-- Start of Supplied information --

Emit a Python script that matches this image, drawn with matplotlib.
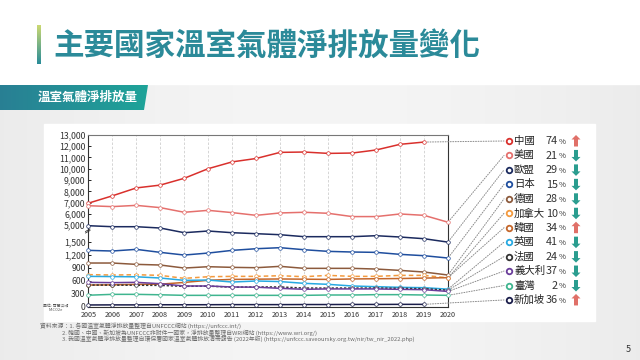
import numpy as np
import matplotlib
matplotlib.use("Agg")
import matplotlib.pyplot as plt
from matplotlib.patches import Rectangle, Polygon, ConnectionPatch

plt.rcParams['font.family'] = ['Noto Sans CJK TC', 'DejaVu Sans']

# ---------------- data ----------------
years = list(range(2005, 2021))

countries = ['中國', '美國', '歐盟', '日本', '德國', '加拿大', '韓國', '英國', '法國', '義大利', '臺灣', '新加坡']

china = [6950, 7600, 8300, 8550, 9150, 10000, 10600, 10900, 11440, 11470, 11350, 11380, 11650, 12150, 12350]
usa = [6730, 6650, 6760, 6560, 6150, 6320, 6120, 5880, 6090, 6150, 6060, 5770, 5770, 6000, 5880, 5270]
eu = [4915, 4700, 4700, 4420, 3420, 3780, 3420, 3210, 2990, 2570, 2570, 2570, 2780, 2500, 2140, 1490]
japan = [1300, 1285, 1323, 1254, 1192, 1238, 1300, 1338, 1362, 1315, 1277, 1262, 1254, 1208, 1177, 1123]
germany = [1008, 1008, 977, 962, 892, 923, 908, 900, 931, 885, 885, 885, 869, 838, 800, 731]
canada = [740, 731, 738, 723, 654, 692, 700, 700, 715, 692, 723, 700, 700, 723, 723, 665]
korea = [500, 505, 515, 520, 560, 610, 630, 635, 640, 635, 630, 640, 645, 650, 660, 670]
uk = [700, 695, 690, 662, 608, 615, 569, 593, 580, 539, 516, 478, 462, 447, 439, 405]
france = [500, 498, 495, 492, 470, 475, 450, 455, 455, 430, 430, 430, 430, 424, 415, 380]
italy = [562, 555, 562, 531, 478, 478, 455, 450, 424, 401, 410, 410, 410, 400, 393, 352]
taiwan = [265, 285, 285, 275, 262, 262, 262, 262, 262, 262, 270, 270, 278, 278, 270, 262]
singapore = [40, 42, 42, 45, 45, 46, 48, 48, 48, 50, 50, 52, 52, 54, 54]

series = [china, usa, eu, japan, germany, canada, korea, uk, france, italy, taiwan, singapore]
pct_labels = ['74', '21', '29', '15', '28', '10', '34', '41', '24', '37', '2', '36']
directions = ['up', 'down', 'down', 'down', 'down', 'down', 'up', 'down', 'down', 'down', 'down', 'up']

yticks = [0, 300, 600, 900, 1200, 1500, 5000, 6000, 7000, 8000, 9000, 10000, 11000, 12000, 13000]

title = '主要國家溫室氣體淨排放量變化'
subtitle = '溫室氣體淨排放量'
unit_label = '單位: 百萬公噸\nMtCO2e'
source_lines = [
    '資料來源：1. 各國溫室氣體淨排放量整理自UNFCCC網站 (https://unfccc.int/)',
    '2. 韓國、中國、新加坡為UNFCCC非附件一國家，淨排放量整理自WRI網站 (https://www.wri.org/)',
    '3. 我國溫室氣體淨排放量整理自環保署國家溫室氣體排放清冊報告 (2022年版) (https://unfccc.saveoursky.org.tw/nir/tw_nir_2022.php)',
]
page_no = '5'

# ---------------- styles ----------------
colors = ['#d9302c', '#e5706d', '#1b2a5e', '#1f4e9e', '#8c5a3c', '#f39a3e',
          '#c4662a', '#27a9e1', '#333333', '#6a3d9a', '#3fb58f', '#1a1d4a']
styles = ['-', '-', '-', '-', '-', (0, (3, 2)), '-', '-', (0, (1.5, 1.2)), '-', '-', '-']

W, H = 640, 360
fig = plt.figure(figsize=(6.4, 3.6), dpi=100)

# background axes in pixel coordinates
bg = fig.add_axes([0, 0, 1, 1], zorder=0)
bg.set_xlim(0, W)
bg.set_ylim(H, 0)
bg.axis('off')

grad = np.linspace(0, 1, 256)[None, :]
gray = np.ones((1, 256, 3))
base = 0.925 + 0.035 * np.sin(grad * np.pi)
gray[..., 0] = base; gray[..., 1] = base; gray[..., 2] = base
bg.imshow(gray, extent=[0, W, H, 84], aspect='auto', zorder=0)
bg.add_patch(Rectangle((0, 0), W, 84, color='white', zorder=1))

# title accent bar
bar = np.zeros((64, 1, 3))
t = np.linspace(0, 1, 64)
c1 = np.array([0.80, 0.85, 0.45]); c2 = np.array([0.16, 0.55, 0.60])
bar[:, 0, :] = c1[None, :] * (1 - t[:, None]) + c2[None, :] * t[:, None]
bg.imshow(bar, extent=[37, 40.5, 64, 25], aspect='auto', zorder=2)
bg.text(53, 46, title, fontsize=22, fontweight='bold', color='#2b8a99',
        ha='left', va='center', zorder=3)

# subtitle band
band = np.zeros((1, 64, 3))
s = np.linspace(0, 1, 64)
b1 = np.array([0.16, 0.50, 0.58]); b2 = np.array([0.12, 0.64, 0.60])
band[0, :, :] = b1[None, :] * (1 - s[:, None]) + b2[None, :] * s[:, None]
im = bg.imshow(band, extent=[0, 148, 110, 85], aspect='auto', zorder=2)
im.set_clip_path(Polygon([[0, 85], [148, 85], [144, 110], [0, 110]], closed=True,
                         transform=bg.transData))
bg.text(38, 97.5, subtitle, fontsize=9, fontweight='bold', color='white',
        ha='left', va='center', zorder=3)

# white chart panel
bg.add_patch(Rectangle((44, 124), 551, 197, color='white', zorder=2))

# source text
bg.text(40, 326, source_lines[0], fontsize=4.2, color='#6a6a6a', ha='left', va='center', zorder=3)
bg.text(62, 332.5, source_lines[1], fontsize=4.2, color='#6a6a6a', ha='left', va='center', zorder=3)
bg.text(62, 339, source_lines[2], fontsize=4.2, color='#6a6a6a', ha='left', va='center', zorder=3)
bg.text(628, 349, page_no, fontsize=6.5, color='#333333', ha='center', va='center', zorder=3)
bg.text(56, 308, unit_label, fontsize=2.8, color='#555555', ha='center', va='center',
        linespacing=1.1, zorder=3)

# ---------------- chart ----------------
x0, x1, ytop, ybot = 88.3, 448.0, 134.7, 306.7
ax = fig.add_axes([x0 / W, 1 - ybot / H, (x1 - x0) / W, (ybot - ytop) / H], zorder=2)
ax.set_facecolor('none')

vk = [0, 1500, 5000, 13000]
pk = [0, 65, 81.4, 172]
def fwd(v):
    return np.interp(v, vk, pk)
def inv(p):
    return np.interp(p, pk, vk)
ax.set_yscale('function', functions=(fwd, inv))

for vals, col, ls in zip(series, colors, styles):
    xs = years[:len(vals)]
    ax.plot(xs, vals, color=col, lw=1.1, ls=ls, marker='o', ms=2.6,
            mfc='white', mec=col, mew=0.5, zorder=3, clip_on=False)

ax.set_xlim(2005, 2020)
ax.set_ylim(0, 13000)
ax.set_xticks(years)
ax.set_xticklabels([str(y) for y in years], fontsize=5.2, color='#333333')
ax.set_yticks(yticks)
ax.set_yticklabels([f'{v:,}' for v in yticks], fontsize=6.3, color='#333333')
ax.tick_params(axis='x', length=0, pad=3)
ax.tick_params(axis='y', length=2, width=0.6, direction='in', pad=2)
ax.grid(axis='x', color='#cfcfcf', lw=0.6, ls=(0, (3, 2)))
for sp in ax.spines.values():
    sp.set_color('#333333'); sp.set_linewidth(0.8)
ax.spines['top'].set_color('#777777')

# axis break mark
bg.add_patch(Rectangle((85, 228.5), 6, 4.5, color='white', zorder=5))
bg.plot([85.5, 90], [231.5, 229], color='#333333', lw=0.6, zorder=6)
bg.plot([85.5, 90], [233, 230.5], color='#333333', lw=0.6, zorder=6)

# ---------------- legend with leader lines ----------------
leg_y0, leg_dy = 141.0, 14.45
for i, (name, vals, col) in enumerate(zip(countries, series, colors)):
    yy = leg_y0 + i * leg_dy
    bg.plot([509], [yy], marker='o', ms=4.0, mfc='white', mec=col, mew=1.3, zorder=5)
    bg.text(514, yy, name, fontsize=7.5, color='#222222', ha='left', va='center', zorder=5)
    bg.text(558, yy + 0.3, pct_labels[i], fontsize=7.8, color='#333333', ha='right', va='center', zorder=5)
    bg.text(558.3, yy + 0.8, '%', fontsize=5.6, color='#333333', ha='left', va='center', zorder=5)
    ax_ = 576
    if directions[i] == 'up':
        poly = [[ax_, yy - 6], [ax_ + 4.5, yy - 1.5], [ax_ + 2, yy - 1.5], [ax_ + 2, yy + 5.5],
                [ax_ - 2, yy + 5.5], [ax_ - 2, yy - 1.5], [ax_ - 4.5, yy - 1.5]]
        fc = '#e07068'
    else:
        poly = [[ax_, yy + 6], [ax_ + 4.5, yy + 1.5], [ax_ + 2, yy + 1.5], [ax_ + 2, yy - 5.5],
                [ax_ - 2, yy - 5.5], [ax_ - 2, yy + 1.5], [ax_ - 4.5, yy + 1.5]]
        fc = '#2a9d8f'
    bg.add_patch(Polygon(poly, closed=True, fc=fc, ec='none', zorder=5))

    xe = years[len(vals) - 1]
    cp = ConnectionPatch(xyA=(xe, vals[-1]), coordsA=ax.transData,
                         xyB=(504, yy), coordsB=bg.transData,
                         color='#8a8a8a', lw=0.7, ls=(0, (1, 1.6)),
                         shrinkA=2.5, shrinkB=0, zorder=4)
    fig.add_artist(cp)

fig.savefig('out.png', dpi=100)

-- End of Supplied information --

→ **Problem requirements**: Pick out every line of the listing containing the word "with", and show those lines.

→ **Correct response**:
Emit a Python script that matches this image, drawn with matplotlib.
# ---------------- legend with leader lines ----------------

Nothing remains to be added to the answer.